▽

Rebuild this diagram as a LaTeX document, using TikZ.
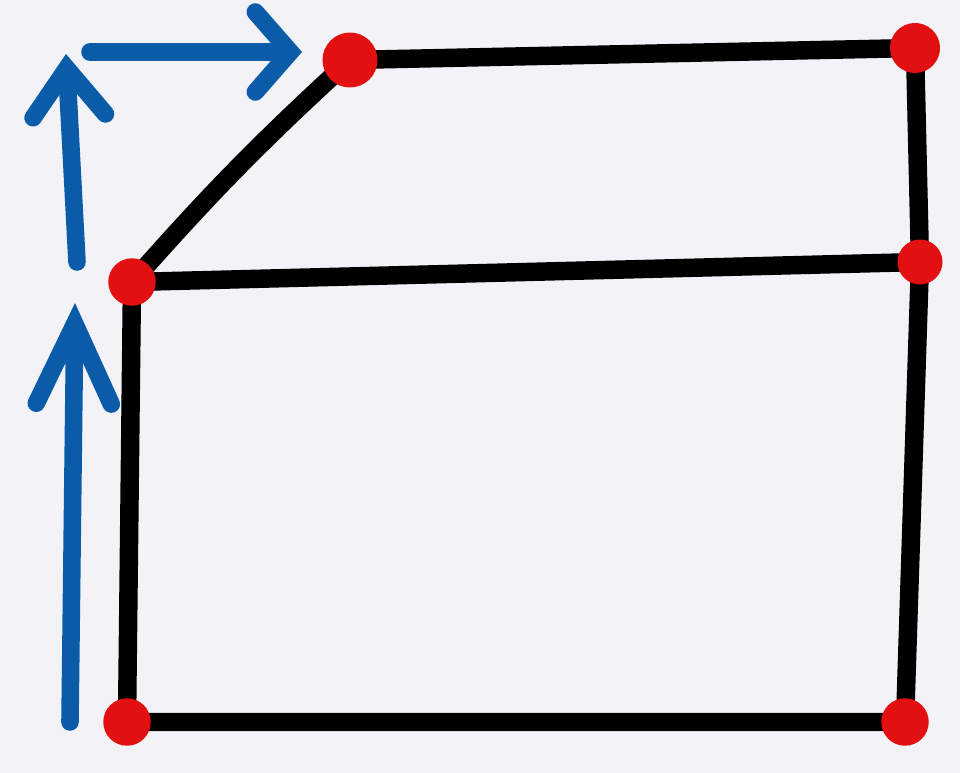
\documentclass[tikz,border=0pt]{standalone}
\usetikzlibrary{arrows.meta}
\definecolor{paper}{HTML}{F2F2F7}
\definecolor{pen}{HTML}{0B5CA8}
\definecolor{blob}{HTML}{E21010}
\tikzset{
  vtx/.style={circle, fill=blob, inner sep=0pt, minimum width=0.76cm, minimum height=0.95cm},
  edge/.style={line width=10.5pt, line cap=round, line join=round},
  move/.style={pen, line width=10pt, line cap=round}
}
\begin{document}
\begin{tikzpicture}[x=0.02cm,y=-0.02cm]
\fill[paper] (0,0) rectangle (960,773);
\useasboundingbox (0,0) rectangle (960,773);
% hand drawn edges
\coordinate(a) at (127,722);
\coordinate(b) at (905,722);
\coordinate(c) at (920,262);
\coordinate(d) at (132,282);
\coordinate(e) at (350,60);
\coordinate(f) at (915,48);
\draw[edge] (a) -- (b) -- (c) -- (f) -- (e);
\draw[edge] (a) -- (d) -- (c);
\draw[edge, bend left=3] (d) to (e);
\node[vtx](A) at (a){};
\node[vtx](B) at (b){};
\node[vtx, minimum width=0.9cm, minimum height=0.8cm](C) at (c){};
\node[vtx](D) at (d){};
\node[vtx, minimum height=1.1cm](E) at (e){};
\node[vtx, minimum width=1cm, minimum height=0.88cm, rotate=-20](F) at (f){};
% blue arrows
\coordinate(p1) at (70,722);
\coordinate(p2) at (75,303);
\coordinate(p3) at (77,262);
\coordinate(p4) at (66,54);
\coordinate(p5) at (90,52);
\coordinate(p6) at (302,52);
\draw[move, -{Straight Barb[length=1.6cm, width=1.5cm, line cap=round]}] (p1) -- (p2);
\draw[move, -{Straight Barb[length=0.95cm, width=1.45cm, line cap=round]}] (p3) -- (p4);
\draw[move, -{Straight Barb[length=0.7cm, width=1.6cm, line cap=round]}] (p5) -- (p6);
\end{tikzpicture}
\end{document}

△

Task statement: Reproduce the material in full, word for word, and omit the pictures.

Result below:
Rebuild this diagram as a LaTeX document, using TikZ.
\documentclass[tikz,border=0pt]{standalone}
\usetikzlibrary{arrows.meta}
\definecolor{paper}{HTML}{F2F2F7}
\definecolor{pen}{HTML}{0B5CA8}
\definecolor{blob}{HTML}{E21010}
\tikzset{
  vtx/.style={circle, fill=blob, inner sep=0pt, minimum width=0.76cm, minimum height=0.95cm},
  edge/.style={line width=10.5pt, line cap=round, line join=round},
  move/.style={pen, line width=10pt, line cap=round}
}
\begin{document}
\begin{tikzpicture}[x=0.02cm,y=-0.02cm]
\fill[paper] (0,0) rectangle (960,773);
\useasboundingbox (0,0) rectangle (960,773);
% hand drawn edges
\coordinate(a) at (127,722);
\coordinate(b) at (905,722);
\coordinate(c) at (920,262);
\coordinate(d) at (132,282);
\coordinate(e) at (350,60);
\coordinate(f) at (915,48);
\draw[edge] (a) -- (b) -- (c) -- (f) -- (e);
\draw[edge] (a) -- (d) -- (c);
\draw[edge, bend left=3] (d) to (e);
\node[vtx](A) at (a){};
\node[vtx](B) at (b){};
\node[vtx, minimum width=0.9cm, minimum height=0.8cm](C) at (c){};
\node[vtx](D) at (d){};
\node[vtx, minimum height=1.1cm](E) at (e){};
\node[vtx, minimum width=1cm, minimum height=0.88cm, rotate=-20](F) at (f){};
% blue arrows
\coordinate(p1) at (70,722);
\coordinate(p2) at (75,303);
\coordinate(p3) at (77,262);
\coordinate(p4) at (66,54);
\coordinate(p5) at (90,52);
\coordinate(p6) at (302,52);
\draw[move, -{Straight Barb[length=1.6cm, width=1.5cm, line cap=round]}] (p1) -- (p2);
\draw[move, -{Straight Barb[length=0.95cm, width=1.45cm, line cap=round]}] (p3) -- (p4);
\draw[move, -{Straight Barb[length=0.7cm, width=1.6cm, line cap=round]}] (p5) -- (p6);
\end{tikzpicture}
\end{document}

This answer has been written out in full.